Sin embargo, la repatriación de capitales desde América y Filipinas, el imperio recién perdido a manos de Estados Unidos, era un hecho. Había dinero para emprender transformaciones de envergadura como así fue, tras madurar durante 28 años las condiciones para modificar en clave racional la normativa expropiadora y abrirse ante el capital extranjero, primero, y a partir de 1923, al nacional también: gracias a la futura Gran Vía, las perspectivas para los negocios eran bien halagüeñas. Por otra parte, el paro fue esgrimido como una razón más para despejar la ejecución del proyecto, que logró vencer tan enconados obstáculos.

Tan sólo un día antes del 4 de abril de 1910, fecha inaugural de la nueva vía urbana, los periódicos anunciaban en la iglesia de San Sebastián, de la calle de Atocha, el funeral por el alma del maestro Joaquín Valverde, compositor con Federico Chueca de la zarzuela La Gran Vía. Zarzuela de un acto y contenido satírico, había sido estrenada el 2 de julio de 1886 con enorme éxito. Ya desde entonces, esta pieza musical había expresado el malestar de una parte de la población ante el primer proyecto de trazado de la nueva vía. Por ello la polémica ciudadana y municipal más viva había precedido el arranque de la construcción de la nueva ruta urbana, ya que iba a acarrear el derribo de más de casi 300 inmuebles, la desaparición de 14 calles completas y el retrazado de otras 43. La Gran Vía tendría 1,3 kilómetros de longitud, con 25 metros de anchura el primero y último tramos y 35 metros el tramo intermedio.

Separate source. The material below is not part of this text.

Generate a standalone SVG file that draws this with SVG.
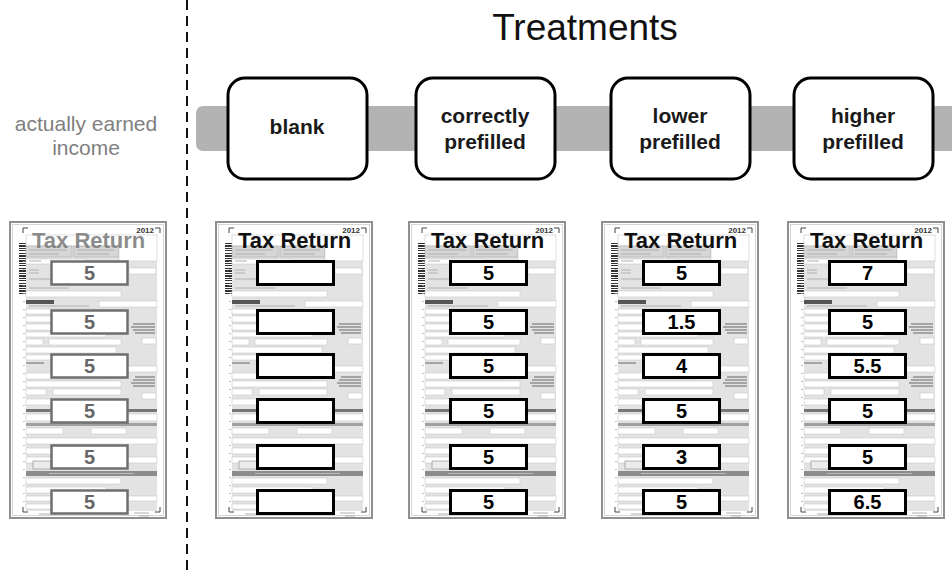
<svg xmlns="http://www.w3.org/2000/svg" width="952" height="575" viewBox="0 0 952 575">
<style>
 .title{font-family:"Liberation Sans",Arial,sans-serif;font-size:37px;fill:#111;text-anchor:middle}
 .side{font-family:"Liberation Sans",Arial,sans-serif;font-size:21px;fill:#808080;text-anchor:middle}
 .tbox{fill:#fff;stroke:#000;stroke-width:3}
 .tlabel{font-family:"Liberation Sans",Arial,sans-serif;font-size:21px;font-weight:bold;fill:#1a1a1a;text-anchor:middle}
 .fld{fill:#fff;stroke:#c8c8c8;stroke-width:0.6}
 .tx{stroke:#b0b0b0;stroke-width:1}
 .dk{stroke:#666;stroke-width:1}
 .head{font-family:"Liberation Sans",Arial,sans-serif;font-size:22px;font-weight:bold;fill:#111}
 .headg{font-family:"Liberation Sans",Arial,sans-serif;font-size:22px;font-weight:bold;fill:#777;fill-opacity:0.85}
 .yr{font-family:"Liberation Sans",Arial,sans-serif;font-size:8px;font-weight:bold;fill:#333;text-anchor:end}
 .ibox{fill:#fff;stroke:#000;stroke-width:3}
 .iboxg{fill:#fff;stroke:#6f6f6f;stroke-width:2.5}
 .num{font-family:"Liberation Sans",Arial,sans-serif;font-size:20px;font-weight:bold;fill:#000;text-anchor:middle}
 .numg{font-family:"Liberation Sans",Arial,sans-serif;font-size:20px;font-weight:bold;fill:#666;text-anchor:middle}
</style>
<defs>
 <g id="tpl">
  <rect x="1" y="1" width="156" height="296" fill="#fff" stroke="#8f8f8f" stroke-width="2"/>
  <rect x="3.5" y="3.5" width="151" height="291" fill="none" stroke="#d6d6d6"/>
  <path d="M14,12V7H19M146,7H151V12M14,286V291H19M146,291H151V286" fill="none" stroke="#444"/>
  <line x1="13.5" y1="22" x2="13.5" y2="74" stroke="#333" stroke-width="7" stroke-dasharray="1 1 2 1 1 1 1 2 1 1 2 1"/>
  <rect x="17" y="14" width="131" height="276" fill="#e3e3e3"/>
  <line x1="15" y1="40" x2="15" y2="288" stroke="#aaa" stroke-width="1.5" stroke-dasharray="1 7"/>
  <rect class="fld" x="17" y="14" width="93" height="11"/>
  <rect x="17" y="25" width="46" height="11" fill="#d6d6d6" stroke="#aaa" stroke-width="0.6"/>
  <rect x="65" y="25" width="45" height="11" fill="#d6d6d6" stroke="#aaa" stroke-width="0.6"/>
  <path class="tx" d="M20,29H58M20,33H50M68,29H105M68,33H100"/>
  <rect class="fld" x="110" y="14" width="38" height="26"/>
  <rect class="fld" x="17" y="38" width="60" height="5"/>
  <rect class="fld" x="52" y="47" width="60" height="7"/>
  <rect class="fld" x="120" y="47" width="27" height="6"/>
  <path class="tx" d="M20,40H32M20,49H30M20,52H30M20,58H42M20,67H60"/>
  <rect class="fld" x="17" y="70" width="95" height="6"/>
  <rect x="17" y="79" width="28" height="4" fill="#555"/>
  <rect class="fld" x="90" y="80" width="58" height="6"/>
  <path class="tx" d="M20,85H80"/>
  <rect class="fld" x="17" y="88" width="70" height="5"/>
  <rect class="fld" x="17" y="95" width="100" height="6"/>
  <rect class="fld" x="17" y="103" width="80" height="6"/>
  <rect class="fld" x="17" y="111" width="80" height="5"/>
  <rect class="fld" x="17" y="118" width="17" height="6"/>
  <rect class="fld" x="40" y="118" width="72" height="6"/>
  <rect class="fld" x="133" y="117" width="14" height="6"/>
  <rect class="fld" x="17" y="126" width="90" height="6"/>
  <rect class="fld" x="17" y="134" width="95" height="5"/>
  <path class="dk" d="M124,103H146M122,106H146M124,109H146M126,112H146"/>
  <path class="dk" d="M17,142H35"/>
  <rect class="fld" x="95" y="145" width="53" height="6"/>
  <rect class="fld" x="17" y="152" width="80" height="6"/>
  <rect class="fld" x="17" y="160" width="95" height="6"/>
  <path class="dk" d="M126,156H146M124,159H146M122,162H146M124,165H146"/>
  <rect class="fld" x="17" y="168" width="20" height="6"/>
  <rect class="fld" x="44" y="168" width="68" height="6"/>
  <rect class="fld" x="133" y="172" width="14" height="6"/>
  <rect class="fld" x="17" y="178" width="95" height="6"/>
  <rect x="17" y="188" width="131" height="3" fill="#777"/>
  <rect class="fld" x="17" y="193" width="40" height="7"/>
  <rect class="fld" x="110" y="193" width="38" height="7"/>
  <rect x="17" y="202" width="131" height="3" fill="#a0a0a0"/>
  <rect class="fld" x="17" y="207" width="37" height="6"/>
  <rect class="fld" x="82" y="207" width="35" height="6"/>
  <rect class="fld" x="17" y="217" width="131" height="6"/>
  <rect class="fld" x="17" y="227" width="95" height="6"/>
  <rect class="fld" x="17" y="236" width="131" height="6"/>
  <rect x="24" y="240" width="18" height="8" fill="#ececec" stroke="#888" stroke-width="0.6"/>
  <rect x="17" y="250" width="131" height="5" fill="#8c8c8c"/>
  <path d="M40,252.5H125" stroke="#bbb" stroke-width="1"/>
  <rect class="fld" x="17" y="257" width="95" height="6"/>
  <rect class="fld" x="17" y="266" width="80" height="6"/>
  <rect class="fld" x="17" y="275" width="131" height="5"/>
  <rect class="fld" x="17" y="283" width="30" height="5"/>
  <path class="tx" d="M30,293H48M125,292H140M130,295H140"/>
  <text class="yr" x="145" y="12">2012</text>
 </g>
</defs>

<g id="divider">
 <line x1="187" y1="0" x2="187" y2="575" stroke="#111" stroke-width="2" stroke-dasharray="10 6"/>
</g>

<g id="title">
 <text class="title" x="585" y="40">Treatments</text>
</g>

<g id="label-income">
 <text class="side" x="86" y="131">actually earned</text>
 <text class="side" x="86" y="155">income</text>
</g>

<g id="connectors">
 <path d="M203,106H952V151H203A7,7 0 0 1 196,144V113A7,7 0 0 1 203,106Z" fill="#b3b3b3"/>
</g>

<g id="t-blank">
 <rect class="tbox" x="228" y="78" width="139" height="101" rx="17"/>
 <text class="tlabel" x="297" y="134">blank</text>
</g>
<g id="t-correct">
 <rect class="tbox" x="416" y="78" width="139" height="101" rx="17"/>
 <text class="tlabel" x="485" y="123">correctly</text>
 <text class="tlabel" x="485" y="149">prefilled</text>
</g>
<g id="t-lower">
 <rect class="tbox" x="611" y="78" width="139" height="101" rx="17"/>
 <text class="tlabel" x="680" y="123">lower</text>
 <text class="tlabel" x="680" y="149">prefilled</text>
</g>
<g id="t-higher">
 <rect class="tbox" x="794" y="78" width="139" height="101" rx="17"/>
 <text class="tlabel" x="863" y="123">higher</text>
 <text class="tlabel" x="863" y="149">prefilled</text>
</g>

<g id="form-actual" transform="translate(9,221)">
 <use href="#tpl"/>
 <text class="headg" x="23" y="27">Tax Return</text>
 <rect class="iboxg" x="42.5" y="40.5" width="76" height="23"/>
 <rect class="iboxg" x="42.5" y="89.5" width="76" height="23"/>
 <rect class="iboxg" x="42.5" y="133.5" width="76" height="23"/>
 <rect class="iboxg" x="42.5" y="178.5" width="76" height="23"/>
 <rect class="iboxg" x="42.5" y="224.5" width="76" height="23"/>
 <rect class="iboxg" x="42.5" y="269.5" width="76" height="23"/>
 <text class="numg" x="80.5" y="59">5</text>
 <text class="numg" x="80.5" y="108">5</text>
 <text class="numg" x="80.5" y="152">5</text>
 <text class="numg" x="80.5" y="197">5</text>
 <text class="numg" x="80.5" y="243">5</text>
 <text class="numg" x="80.5" y="288">5</text>
</g>

<g id="form-blank" transform="translate(215,221)">
 <use href="#tpl"/>
 <text class="head" x="23" y="27">Tax Return</text>
 <rect class="ibox" x="42.5" y="40.5" width="76" height="23"/>
 <rect class="ibox" x="42.5" y="89.5" width="76" height="23"/>
 <rect class="ibox" x="42.5" y="133.5" width="76" height="23"/>
 <rect class="ibox" x="42.5" y="178.5" width="76" height="23"/>
 <rect class="ibox" x="42.5" y="224.5" width="76" height="23"/>
 <rect class="ibox" x="42.5" y="269.5" width="76" height="23"/>
</g>

<g id="form-correct" transform="translate(408,221)">
 <use href="#tpl"/>
 <text class="head" x="23" y="27">Tax Return</text>
 <rect class="ibox" x="42.5" y="40.5" width="76" height="23"/>
 <rect class="ibox" x="42.5" y="89.5" width="76" height="23"/>
 <rect class="ibox" x="42.5" y="133.5" width="76" height="23"/>
 <rect class="ibox" x="42.5" y="178.5" width="76" height="23"/>
 <rect class="ibox" x="42.5" y="224.5" width="76" height="23"/>
 <rect class="ibox" x="42.5" y="269.5" width="76" height="23"/>
 <text class="num" x="80.5" y="59">5</text>
 <text class="num" x="80.5" y="108">5</text>
 <text class="num" x="80.5" y="152">5</text>
 <text class="num" x="80.5" y="197">5</text>
 <text class="num" x="80.5" y="243">5</text>
 <text class="num" x="80.5" y="288">5</text>
</g>

<g id="form-lower" transform="translate(601,221)">
 <use href="#tpl"/>
 <text class="head" x="23" y="27">Tax Return</text>
 <rect class="ibox" x="42.5" y="40.5" width="76" height="23"/>
 <rect class="ibox" x="42.5" y="89.5" width="76" height="23"/>
 <rect class="ibox" x="42.5" y="133.5" width="76" height="23"/>
 <rect class="ibox" x="42.5" y="178.5" width="76" height="23"/>
 <rect class="ibox" x="42.5" y="224.5" width="76" height="23"/>
 <rect class="ibox" x="42.5" y="269.5" width="76" height="23"/>
 <text class="num" x="80.5" y="59">5</text>
 <text class="num" x="80.5" y="108">1.5</text>
 <text class="num" x="80.5" y="152">4</text>
 <text class="num" x="80.5" y="197">5</text>
 <text class="num" x="80.5" y="243">3</text>
 <text class="num" x="80.5" y="288">5</text>
</g>

<g id="form-higher" transform="translate(787,221)">
 <use href="#tpl"/>
 <text class="head" x="23" y="27">Tax Return</text>
 <rect class="ibox" x="42.5" y="40.5" width="76" height="23"/>
 <rect class="ibox" x="42.5" y="89.5" width="76" height="23"/>
 <rect class="ibox" x="42.5" y="133.5" width="76" height="23"/>
 <rect class="ibox" x="42.5" y="178.5" width="76" height="23"/>
 <rect class="ibox" x="42.5" y="224.5" width="76" height="23"/>
 <rect class="ibox" x="42.5" y="269.5" width="76" height="23"/>
 <text class="num" x="80.5" y="59">7</text>
 <text class="num" x="80.5" y="108">5</text>
 <text class="num" x="80.5" y="152">5.5</text>
 <text class="num" x="80.5" y="197">5</text>
 <text class="num" x="80.5" y="243">5</text>
 <text class="num" x="80.5" y="288">6.5</text>
</g>
</svg>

Aun el sábado 2 de abril, un comerciante de la calle del Caballero de Gracia seguía negándose al desahucio y a culminar así el laborioso desalojo vecinal que precedió al comienzo de las obras. Para allanar los obstáculos, el Ayuntamiento anunció sanciones de 3.000 duros para quienes se opusieran al desalojo, más la exhibición forzosa en plena calle de sus enseres.